§ The exercise
Write out the listing, please, but only from its first line through the line containing "92, 42, 21];", exactly as given and without pictures.
>> begin
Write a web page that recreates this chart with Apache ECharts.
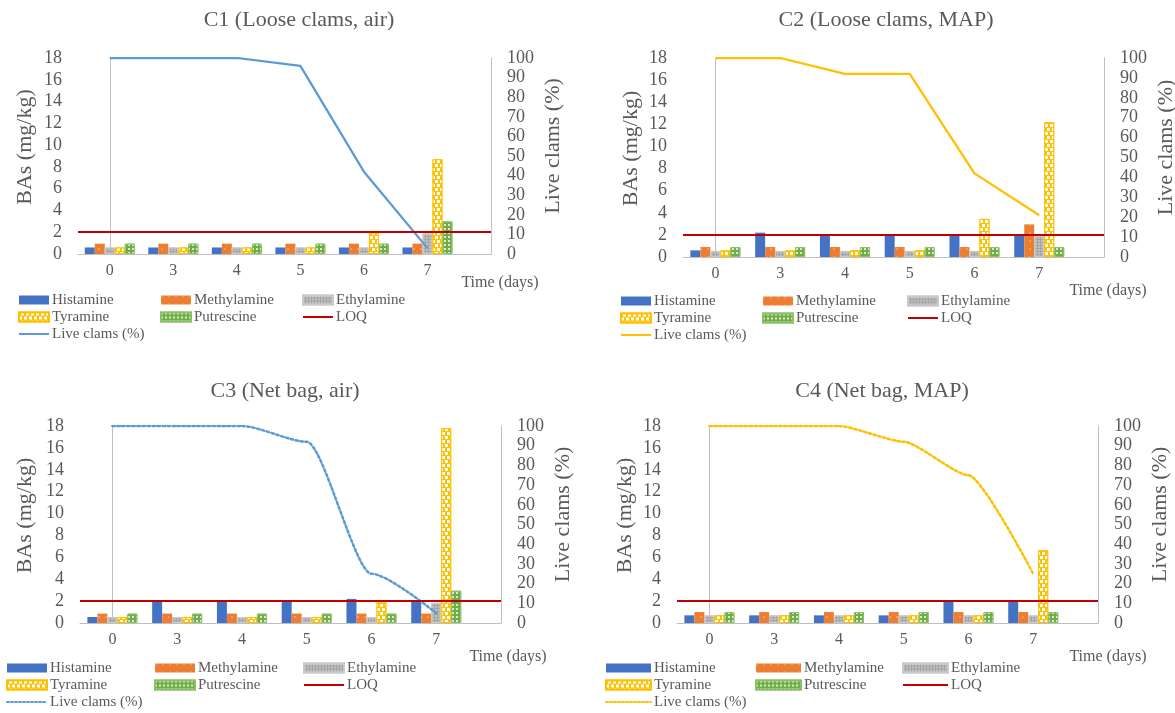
<!DOCTYPE html>
<html>
<head>
<meta charset="utf-8">
<title>Biogenic amines and clam survival</title>
<script src="https://cdn.jsdelivr.net/npm/echarts/dist/echarts.min.js"></script>
<style>
  html, body { margin: 0; padding: 0; background: #ffffff; }
  #chart { width: 1175px; height: 713px; }
</style>
</head>
<body>
<div id="chart"></div>
<script>
// Storage time (days)
const CATS = ['0', '3', '4', '5', '6', '7'];
const LOQ = 2;

// C1 – loose clams, air
const C1_HISTAMINE   = [0.6, 0.6, 0.6, 0.6, 0.6, 0.6];
const C1_METHYLAMINE = [0.95, 0.95, 0.95, 0.95, 0.95, 0.95];
const C1_ETHYLAMINE  = [0.6, 0.6, 0.6, 0.6, 0.6, 1.9];
const C1_TYRAMINE    = [0.6, 0.6, 0.6, 0.6, 1.95, 8.7];
const C1_PUTRESCINE  = [0.95, 0.95, 0.95, 0.95, 0.95, 3.0];
const C1_LIVE        = [100, 100, 100, 96, 42, 3];

// C2 – loose clams, MAP
const C2_HISTAMINE   = [0.6, 2.2, 1.95, 1.95, 1.95, 1.95];
const C2_METHYLAMINE = [0.9, 0.9, 0.9, 0.9, 0.9, 2.95];
const C2_ETHYLAMINE  = [0.55, 0.55, 0.55, 0.55, 0.55, 1.9];
const C2_TYRAMINE    = [0.6, 0.6, 0.6, 0.6, 3.45, 12.2];
const C2_PUTRESCINE  = [0.9, 0.9, 0.9, 0.9, 0.9, 0.9];
const C2_LIVE        = [100, 100, 92, 92, 42, 21];

// C3 – net bag, air
const C3_HISTAMINE   = [0.55, 1.95, 1.95, 1.95, 2.2, 1.95];
const C3_METHYLAMINE = [0.86, 0.86, 0.86, 0.86, 0.86, 0.86];
const C3_ETHYLAMINE  = [0.55, 0.55, 0.55, 0.55, 0.55, 1.85];
const C3_TYRAMINE    = [0.55, 0.55, 0.55, 0.55, 1.95, 17.8];
const C3_PUTRESCINE  = [0.86, 0.86, 0.86, 0.86, 0.86, 2.95];
const C3_LIVE        = [100, 100, 100, 92, 25, 5];

// C4 – net bag, MAP
const C4_HISTAMINE   = [0.7, 0.7, 0.7, 0.7, 2.05, 2.05];
const C4_METHYLAMINE = [1.0, 1.0, 1.0, 1.0, 1.0, 1.0];
const C4_ETHYLAMINE  = [0.7, 0.7, 0.7, 0.7, 0.7, 0.7];
const C4_TYRAMINE    = [0.7, 0.7, 0.7, 0.7, 0.7, 6.65];
const C4_PUTRESCINE  = [1.0, 1.0, 1.0, 1.0, 1.0, 1.0];
const C4_LIVE        = [100, 100, 100, 92, 75, 25];

const FONT = '"Liberation Serif", "Times New Roman", serif';
const TEXT = '#595959';
const AXIS = '#BFBFBF';

// Amine styles (fill + pattern)
const AMINES = [
  { name: 'Histamine', color: '#4472C4' },
  { name: 'Methylamine', color: '#ED7D31',
    decal: { symbol: 'rect', symbolSize: 0.6, color: 'rgba(255,255,255,0.8)', dashArrayX: [[2, 5]], dashArrayY: [2, 6] } },
  { name: 'Ethylamine', color: '#A5A5A5', border: '#C9C9C9',
    decal: { symbol: 'diamond', color: 'rgba(255,255,255,0.6)', dashArrayX: [[2, 1]], dashArrayY: [2, 1] } },
  { name: 'Tyramine', color: '#FFC000', border: '#FFC000',
    decal: { symbol: 'rect', color: '#ffffff', dashArrayX: [[3, 2], [0, 2, 3, 0]], dashArrayY: [3, 1] } },
  { name: 'Putrescine', color: '#70AD47', border: '#8CC168',
    decal: { symbol: 'rect', color: 'rgba(255,255,255,0.75)', dashArrayX: [[2, 2]], dashArrayY: [2, 2] } }
];

const PANELS = [
  { id: 'C1', title: 'C1 (Loose clams, air)',
    values: [C1_HISTAMINE, C1_METHYLAMINE, C1_ETHYLAMINE, C1_TYRAMINE, C1_PUTRESCINE], live: C1_LIVE,
    liveColor: '#5B9BD5', liveType: 'solid', smooth: false,
    grid: { left: 78, top: 58, width: 413, height: 196 },
    titlePos: [299, 20], timePos: [500, 283], leftGap: 42, rightGap: 51,
    legendX: [18, 160, 302], legendTop: 292, iconW: 30 },
  { id: 'C2', title: 'C2 (Loose clams, MAP)',
    values: [C2_HISTAMINE, C2_METHYLAMINE, C2_ETHYLAMINE, C2_TYRAMINE, C2_PUTRESCINE], live: C2_LIVE,
    liveColor: '#FFC000', liveType: 'solid', smooth: false,
    grid: { left: 683, top: 58, width: 421, height: 199 },
    titlePos: [886, 20], timePos: [1108, 291], leftGap: 41, rightGap: 51,
    legendX: [620, 762, 907], legendTop: 293, iconW: 30 },
  { id: 'C3', title: 'C3 (Net bag, air)',
    values: [C3_HISTAMINE, C3_METHYLAMINE, C3_ETHYLAMINE, C3_TYRAMINE, C3_PUTRESCINE], live: C3_LIVE,
    liveColor: '#5B9BD5', liveType: 'dotted', smooth: 0.25,
    grid: { left: 80, top: 426, width: 421, height: 197 },
    titlePos: [285, 391], timePos: [508, 657], leftGap: 44, rightGap: 51,
    legendX: [6, 154, 303], legendTop: 660, iconW: 40 },
  { id: 'C4', title: 'C4 (Net bag, MAP)',
    values: [C4_HISTAMINE, C4_METHYLAMINE, C4_ETHYLAMINE, C4_TYRAMINE, C4_PUTRESCINE], live: C4_LIVE,
    liveColor: '#FFC000', liveType: 'dotted', smooth: 0.2,
    grid: { left: 677, top: 426, width: 421, height: 197 },
    titlePos: [882, 391], timePos: [1108, 657], leftGap: 41, rightGap: 51,
    legendX: [605, 755, 902], legendTop: 660, iconW: 45 }
];

const key = (name, id) => name + '@' + id;
const plain = (n) => n.split('@')[0];

const grids = [], xAxes = [], yAxes = [], series = [], legends = [], graphics = [];

PANELS.forEach((p, i) => {
  grids.push(Object.assign({ containLabel: false, outerBoundsMode: 'none' }, p.grid));

  xAxes.push({
    type: 'value', gridIndex: i, min: -0.5, max: 6, interval: 0.5,
    axisLine: { show: true, lineStyle: { color: AXIS, width: 1 } },
    axisTick: { show: false }, splitLine: { show: false },
    axisLabel: {
      color: TEXT, fontFamily: FONT, fontSize: 16, margin: 9,
      formatter: (v) => (Number.isInteger(v) && CATS[v] !== undefined) ? CATS[v] : ''
    }
  });

  yAxes.push({
    type: 'value', gridIndex: i, position: 'left', min: 0, max: 18, interval: 2,
    name: 'BAs (mg/kg)', nameLocation: 'middle', nameRotate: 90, nameGap: p.leftGap,
    nameTextStyle: { color: TEXT, fontFamily: FONT, fontSize: 22, padding: [0, 0, 0, 18] },
    axisLine: { show: true, lineStyle: { color: AXIS, width: 1 } },
    axisTick: { show: false }, splitLine: { show: false },
    axisLabel: { color: TEXT, fontFamily: FONT, fontSize: 18, margin: 16 }
  });
  yAxes.push({
    type: 'value', gridIndex: i, position: 'right', min: 0, max: 100, interval: 10,
    name: 'Live clams (%)', nameLocation: 'middle', nameRotate: 90, nameGap: p.rightGap,
    nameTextStyle: { color: TEXT, fontFamily: FONT, fontSize: 22, padding: [0, 0, 0, 20] },
    axisLine: { show: true, lineStyle: { color: AXIS, width: 1 } },
    axisTick: { show: false }, splitLine: { show: false },
    axisLabel: { color: TEXT, fontFamily: FONT, fontSize: 18, margin: 16 }
  });

  // Amine bars
  AMINES.forEach((a, j) => {
    const style = { color: a.color };
    if (a.border) { style.borderColor = a.border; style.borderWidth = 1; }
    if (a.decal) style.decal = a.decal;
    series.push({
      type: 'bar', name: key(a.name, p.id), xAxisIndex: i, yAxisIndex: 2 * i,
      barWidth: 10, barGap: '0%', z: 2,
      itemStyle: style,
      data: p.values[j].map((v, k) => [k, v])
    });
  });

  // Limit of quantification
  series.push({
    type: 'line', name: key('LOQ', p.id), xAxisIndex: i, yAxisIndex: 2 * i, z: 5,
    symbol: 'none', data: [],
    itemStyle: { color: '#C00000' }, lineStyle: { color: '#C00000', width: 2 },
    markLine: {
      silent: true, symbol: ['none', 'none'], label: { show: false }, z: 5,
      lineStyle: { color: '#C00000', width: 2, type: 'solid' },
      data: [{ yAxis: LOQ }]
    }
  });

  // Survival curve
  series.push({
    type: 'line', name: key('Live clams (%)', p.id), xAxisIndex: i, yAxisIndex: 2 * i + 1, z: 4,
    symbol: 'none', smooth: p.smooth, smoothMonotone: 'x',
    itemStyle: { color: p.liveColor },
    lineStyle: { color: p.liveColor, width: p.liveType === 'solid' ? 2.25 : 2.5, type: p.liveType,
                 cap: p.liveType === 'dotted' ? 'round' : 'butt' },
    data: p.live.map((v, k) => [k, v])
  });

  const cols = [
    ['Histamine', 'Tyramine', 'Live clams (%)'],
    ['Methylamine', 'Putrescine'],
    ['Ethylamine', 'LOQ']
  ];
  cols.forEach((names, c) => {
    legends.push({
      orient: 'vertical', left: p.legendX[c], top: p.legendTop, padding: 0, itemGap: 1,
      itemWidth: p.iconW, itemHeight: 9, selectedMode: false,
      formatter: plain,
      textStyle: { color: TEXT, fontFamily: FONT, fontSize: 15, lineHeight: 16, padding: [0, 0, 0, -2] },
      data: names.map((n) => {
        const isLine = (n === 'LOQ' || n === 'Live clams (%)');
        return isLine
          ? { name: key(n, p.id), itemStyle: { color: 'rgba(0,0,0,0)', borderWidth: 0, opacity: 0 } }
          : { name: key(n, p.id), icon: 'rect' };
      })
    });
  });

  graphics.push({
    type: 'text', x: p.titlePos[0], y: p.titlePos[1], silent: true,
    style: { text: p.title, fill: TEXT, fontFamily: FONT, fontSize: 22, align: 'center', verticalAlign: 'middle' }
  });
  graphics.push({
    type: 'text', x: p.timePos[0], y: p.timePos[1], silent: true,
    style: { text: 'Time (days)', fill: TEXT, fontFamily: FONT, fontSize: 16, align: 'center', verticalAlign: 'middle' }
  });
});

const chart = echarts.init(document.getElementById('chart'), null, { renderer: 'canvas' });
chart.setOption({
  backgroundColor: '#ffffff',
  animation: false,
  textStyle: { fontFamily: FONT },
  grid: grids,
  xAxis: xAxes,
  yAxis: yAxes,
  legend: legends,
  series: series,
  graphic: graphics
});
</script>
</body>
</html>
>> end
§ Output for this task
Write a web page that recreates this chart with Apache ECharts.
<!DOCTYPE html>
<html>
<head>
<meta charset="utf-8">
<title>Biogenic amines and clam survival</title>
<script src="https://cdn.jsdelivr.net/npm/echarts/dist/echarts.min.js"></script>
<style>
  html, body { margin: 0; padding: 0; background: #ffffff; }
  #chart { width: 1175px; height: 713px; }
</style>
</head>
<body>
<div id="chart"></div>
<script>
// Storage time (days)
const CATS = ['0', '3', '4', '5', '6', '7'];
const LOQ = 2;

// C1 – loose clams, air
const C1_HISTAMINE   = [0.6, 0.6, 0.6, 0.6, 0.6, 0.6];
const C1_METHYLAMINE = [0.95, 0.95, 0.95, 0.95, 0.95, 0.95];
const C1_ETHYLAMINE  = [0.6, 0.6, 0.6, 0.6, 0.6, 1.9];
const C1_TYRAMINE    = [0.6, 0.6, 0.6, 0.6, 1.95, 8.7];
const C1_PUTRESCINE  = [0.95, 0.95, 0.95, 0.95, 0.95, 3.0];
const C1_LIVE        = [100, 100, 100, 96, 42, 3];

// C2 – loose clams, MAP
const C2_HISTAMINE   = [0.6, 2.2, 1.95, 1.95, 1.95, 1.95];
const C2_METHYLAMINE = [0.9, 0.9, 0.9, 0.9, 0.9, 2.95];
const C2_ETHYLAMINE  = [0.55, 0.55, 0.55, 0.55, 0.55, 1.9];
const C2_TYRAMINE    = [0.6, 0.6, 0.6, 0.6, 3.45, 12.2];
const C2_PUTRESCINE  = [0.9, 0.9, 0.9, 0.9, 0.9, 0.9];
const C2_LIVE        = [100, 100, 92, 92, 42, 21];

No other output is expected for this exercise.